To get the most value from this review, it helps to have at least two other tools. Since this assessment will point out areas to work on, one tool that helps is a means of making whatever changes are needed. This could be a goal-setting process, a workshop, some specific program, or any of a variety of change-causing processes.
You’ll also benefit from some kind of ongoing personal support to keep you moving forward, if you don’t already have it. Two highly recommended support tools are the Goal & Growth Group small group format and the Buddy System format in which two people pair up to support each other with twice-a-week phone calls.
Assessment, support and a self-change process are just three of several ingredients that go into successful self-management and empowerment of others. Consult the list in part D below to make sure you aren’t missing a key ingredient. Life’s true tragedies happen when people need something and have it available but don’t use it. Play life with a full deck!
Preparation Directions
About a week before meeting your partner for the Lifestyle Review, call the other person if s/he hasn’t already called you to remind them of the meeting time and place, and to prepare their answers ahead of time. Preparing your answers will allow you to go much faster and get much more out of the Lifestyle Interview.
Read through this interview and decide which questions you’d like your partner to ask you. Star or mark those, then write your answers or notes on a separate sheet of paper. (Or make a copy of this interview to write on.) At the beginning of the interview, give this copy to the other person, and hold on to your notes.
Directions for the actual interview
1. Begin the session by agreeing to confidentiality and by deciding on a length of time for each speaker, after which the listener and speaker will switch roles. Example:
“I agree to keep what’s said here in strict confidence. I plan to devote 100% of my attention to listening to you. Let’s set the halfway point of the meeting to be at [name the time], at which point we’ll switch roles.”

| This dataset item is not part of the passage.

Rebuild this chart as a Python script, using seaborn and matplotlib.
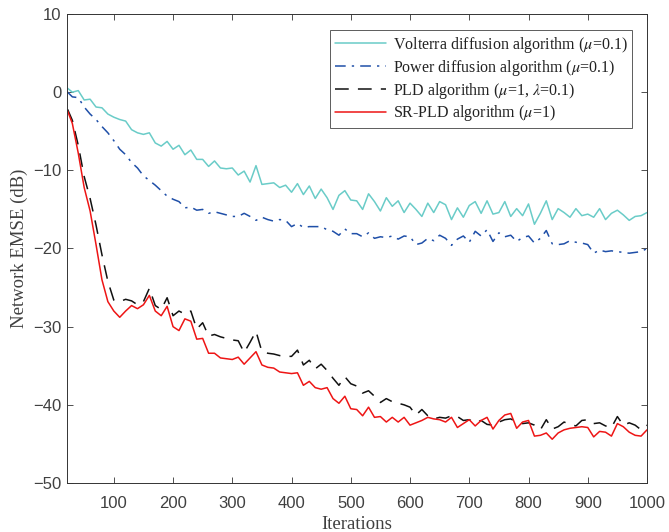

2. During the interview, give brief answers to most questions, so you’ll have enough time to go into more depth on the important “meaty” questions. It’s recommended that you run through all parts of the assessment first, and then go back to explore the meaty questions more thoroughly.
Other Suggestions
1. a) Divide time equally in half. If one person doesn’t finish the core set, more time should be scheduled if both agree to it. b) Set up calls or meetings for 45-90 minutes. It’s strongly recommended that there be as little interruption as possible, in a relatively quiet, semi-private space. Though this can be done by phone or chat-line, face-to-face meetings are preferred because the quality of listening can be so much better.
2. a) The person listening can make short comments, but shouldn’t “take the ball away” from the other person. b) If the speaker is vague or superficial with answers, the listener may ask for more details or depth. c) There should be no distractions or division of attention. Even eating a large meal may interfere with the quality of the listening. If you must eat, please eat first and ask questions afterwards.
3. Basic active listening is recommended. That means occasionally reflecting the core message of what’s being said by describing both the feeling and the situation (experience or behavior). An example would be: “Sounds like you’re frustrated [the feeling] by his lack of communication [the experience or event].”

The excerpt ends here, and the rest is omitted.